■ GOAL
Please transcribe the data below exactly. Leave the pictures out.

# start of DATA SEGMENT

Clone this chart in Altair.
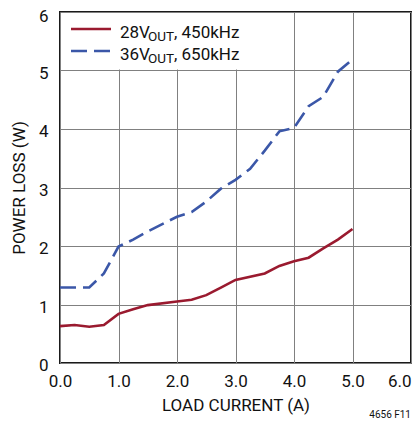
import altair as alt
import pandas as pd

# ---- data ----
x_ticks = [0, 1, 2, 3, 4, 5, 6]
y_ticks = [0, 1, 2, 3, 4, 5, 6]

current_28v = [0.0, 0.25, 0.5, 0.75, 1.0, 1.25, 1.5, 2.0, 2.25, 2.5, 2.75, 3.0, 3.5, 3.75, 4.0, 4.25, 4.5, 4.75, 5.0]
loss_28v = [0.63, 0.65, 0.62, 0.65, 0.84, 0.92, 0.99, 1.05, 1.08, 1.16, 1.29, 1.42, 1.53, 1.66, 1.74, 1.80, 1.96, 2.11, 2.29]

current_36v = [0.0, 0.5, 0.75, 1.0, 1.25, 1.5, 2.0, 2.25, 2.5, 2.75, 3.0, 3.25, 3.5, 3.75, 4.0, 4.25, 4.5, 4.75, 5.0]
loss_36v = [1.29, 1.29, 1.53, 1.99, 2.11, 2.25, 2.50, 2.58, 2.76, 2.98, 3.13, 3.32, 3.63, 3.96, 4.02, 4.39, 4.55, 4.98, 5.19]

series1_parts = ["28V", "OUT", ", 450kHz"]
series2_parts = ["36V", "OUT", ", 650kHz"]
x_title = "LOAD CURRENT (A)"
y_title = "POWER LOSS (W)"
fig_label = "4656 F11"

FONT = "Roboto"
RED = "#9a1a2f"
BLUE = "#3b57a8"
TEXT = "#111111"
W, H = 351, 351

df28 = pd.DataFrame({"current": current_28v, "loss": loss_28v})
df36 = pd.DataFrame({"current": current_36v, "loss": loss_36v})
one = pd.DataFrame({"k": [0]})

x_enc = alt.X(
    "current:Q",
    scale=alt.Scale(domain=[0, 6], nice=False, zero=False),
    axis=alt.Axis(values=x_ticks, format=".1f", title=x_title, labelPadding=10,
                  labelAlign={"expr": "datum.value >= 6 ? 'right' : 'center'"},
                  titlePadding=8, labelFlush=False, labelOverlap=False),
)
y_enc = alt.Y(
    "loss:Q",
    scale=alt.Scale(domain=[0, 6], nice=False),
    axis=alt.Axis(values=y_ticks, format="d", title=y_title, labelPadding=12,
                  labelOffset={"expr": "datum.value >= 6 ? 4.5 : 2.5"},
                  titlePadding=10, labelFlush=False, labelOverlap=False),
)

line28 = alt.Chart(df28).mark_line(color=RED, strokeWidth=2.6).encode(x=x_enc, y=y_enc)
line36 = alt.Chart(df36).mark_line(color=BLUE, strokeWidth=2.6, strokeDash=[16, 7]).encode(x=x_enc, y=y_enc)

legend_bg = alt.Chart(one).mark_rect(fill="white", stroke=None).encode(
    x=alt.value(1), x2=alt.value(186), y=alt.value(1), y2=alt.value(57.5)
)
leg_red = alt.Chart(one).mark_rule(color=RED, strokeWidth=2.6).encode(
    x=alt.value(11), x2=alt.value(51), y=alt.value(17)
)
leg_blue = alt.Chart(one).mark_rule(color=BLUE, strokeWidth=2.6, strokeDash=[16, 7]).encode(
    x=alt.value(11), x2=alt.value(51), y=alt.value(39)
)


def txt(s, x, y, size=17, align="left"):
    return alt.Chart(one).mark_text(
        font=FONT, fontSize=size, align=align, baseline="alphabetic", color=TEXT
    ).encode(x=alt.value(x), y=alt.value(y), text=alt.value(s))


legend_texts = [
    txt(series1_parts[0], 60, 25.5),
    txt(series1_parts[1], 88, 29, size=13.5),
    txt(series1_parts[2], 114, 25.5),
    txt(series2_parts[0], 60, 47.5),
    txt(series2_parts[1], 88, 51, size=13.5),
    txt(series2_parts[2], 114, 47.5),
]
fig_txt = txt(fig_label, W, 406, size=10, align="right")

chart = alt.layer(line28, line36, legend_bg, leg_red, leg_blue, *legend_texts, fig_txt).properties(
    width=W,
    height=H,
    autosize=alt.AutoSizeParams(type="none"),
    padding={"left": 52, "top": 4, "right": 1, "bottom": 56},
).configure_view(
    stroke="#1a1a1a", strokeWidth=2
).configure_axis(
    grid=True, gridColor="#808080", gridWidth=1, domain=False, ticks=False,
    labelFont=FONT, labelFontSize=17, labelColor=TEXT,
    titleFont=FONT, titleFontSize=17, titleFontWeight="normal", titleColor=TEXT,
)

chart.save("out.html", embed_options={"renderer": "svg", "actions": False})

# end of DATA SEGMENT

■ EXPECTED ANSWER
Clone this chart in Altair.
import altair as alt
import pandas as pd

# ---- data ----
x_ticks = [0, 1, 2, 3, 4, 5, 6]
y_ticks = [0, 1, 2, 3, 4, 5, 6]

current_28v = [0.0, 0.25, 0.5, 0.75, 1.0, 1.25, 1.5, 2.0, 2.25, 2.5, 2.75, 3.0, 3.5, 3.75, 4.0, 4.25, 4.5, 4.75, 5.0]
loss_28v = [0.63, 0.65, 0.62, 0.65, 0.84, 0.92, 0.99, 1.05, 1.08, 1.16, 1.29, 1.42, 1.53, 1.66, 1.74, 1.80, 1.96, 2.11, 2.29]

current_36v = [0.0, 0.5, 0.75, 1.0, 1.25, 1.5, 2.0, 2.25, 2.5, 2.75, 3.0, 3.25, 3.5, 3.75, 4.0, 4.25, 4.5, 4.75, 5.0]
loss_36v = [1.29, 1.29, 1.53, 1.99, 2.11, 2.25, 2.50, 2.58, 2.76, 2.98, 3.13, 3.32, 3.63, 3.96, 4.02, 4.39, 4.55, 4.98, 5.19]

series1_parts = ["28V", "OUT", ", 450kHz"]
series2_parts = ["36V", "OUT", ", 650kHz"]
x_title = "LOAD CURRENT (A)"
y_title = "POWER LOSS (W)"
fig_label = "4656 F11"

FONT = "Roboto"
RED = "#9a1a2f"
BLUE = "#3b57a8"
TEXT = "#111111"
W, H = 351, 351

df28 = pd.DataFrame({"current": current_28v, "loss": loss_28v})
df36 = pd.DataFrame({"current": current_36v, "loss": loss_36v})
one = pd.DataFrame({"k": [0]})

x_enc = alt.X(
    "current:Q",
    scale=alt.Scale(domain=[0, 6], nice=False, zero=False),
    axis=alt.Axis(values=x_ticks, format=".1f", title=x_title, labelPadding=10,
                  labelAlign={"expr": "datum.value >= 6 ? 'right' : 'center'"},
                  titlePadding=8, labelFlush=False, labelOverlap=False),
)
y_enc = alt.Y(
    "loss:Q",
    scale=alt.Scale(domain=[0, 6], nice=False),
    axis=alt.Axis(values=y_ticks, format="d", title=y_title, labelPadding=12,
                  labelOffset={"expr": "datum.value >= 6 ? 4.5 : 2.5"},
                  titlePadding=10, labelFlush=False, labelOverlap=False),
)

line28 = alt.Chart(df28).mark_line(color=RED, strokeWidth=2.6).encode(x=x_enc, y=y_enc)
line36 = alt.Chart(df36).mark_line(color=BLUE, strokeWidth=2.6, strokeDash=[16, 7]).encode(x=x_enc, y=y_enc)

legend_bg = alt.Chart(one).mark_rect(fill="white", stroke=None).encode(
    x=alt.value(1), x2=alt.value(186), y=alt.value(1), y2=alt.value(57.5)
)
leg_red = alt.Chart(one).mark_rule(color=RED, strokeWidth=2.6).encode(
    x=alt.value(11), x2=alt.value(51), y=alt.value(17)
)
leg_blue = alt.Chart(one).mark_rule(color=BLUE, strokeWidth=2.6, strokeDash=[16, 7]).encode(
    x=alt.value(11), x2=alt.value(51), y=alt.value(39)
)


def txt(s, x, y, size=17, align="left"):
    return alt.Chart(one).mark_text(
        font=FONT, fontSize=size, align=align, baseline="alphabetic", color=TEXT
    ).encode(x=alt.value(x), y=alt.value(y), text=alt.value(s))


legend_texts = [
    txt(series1_parts[0], 60, 25.5),
    txt(series1_parts[1], 88, 29, size=13.5),
    txt(series1_parts[2], 114, 25.5),
    txt(series2_parts[0], 60, 47.5),
    txt(series2_parts[1], 88, 51, size=13.5),
    txt(series2_parts[2], 114, 47.5),
]
fig_txt = txt(fig_label, W, 406, size=10, align="right")

chart = alt.layer(line28, line36, legend_bg, leg_red, leg_blue, *legend_texts, fig_txt).properties(
    width=W,
    height=H,
    autosize=alt.AutoSizeParams(type="none"),
    padding={"left": 52, "top": 4, "right": 1, "bottom": 56},
).configure_view(
    stroke="#1a1a1a", strokeWidth=2
).configure_axis(
    grid=True, gridColor="#808080", gridWidth=1, domain=False, ticks=False,
    labelFont=FONT, labelFontSize=17, labelColor=TEXT,
    titleFont=FONT, titleFontSize=17, titleFontWeight="normal", titleColor=TEXT,
)

chart.save("out.html", embed_options={"renderer": "svg", "actions": False})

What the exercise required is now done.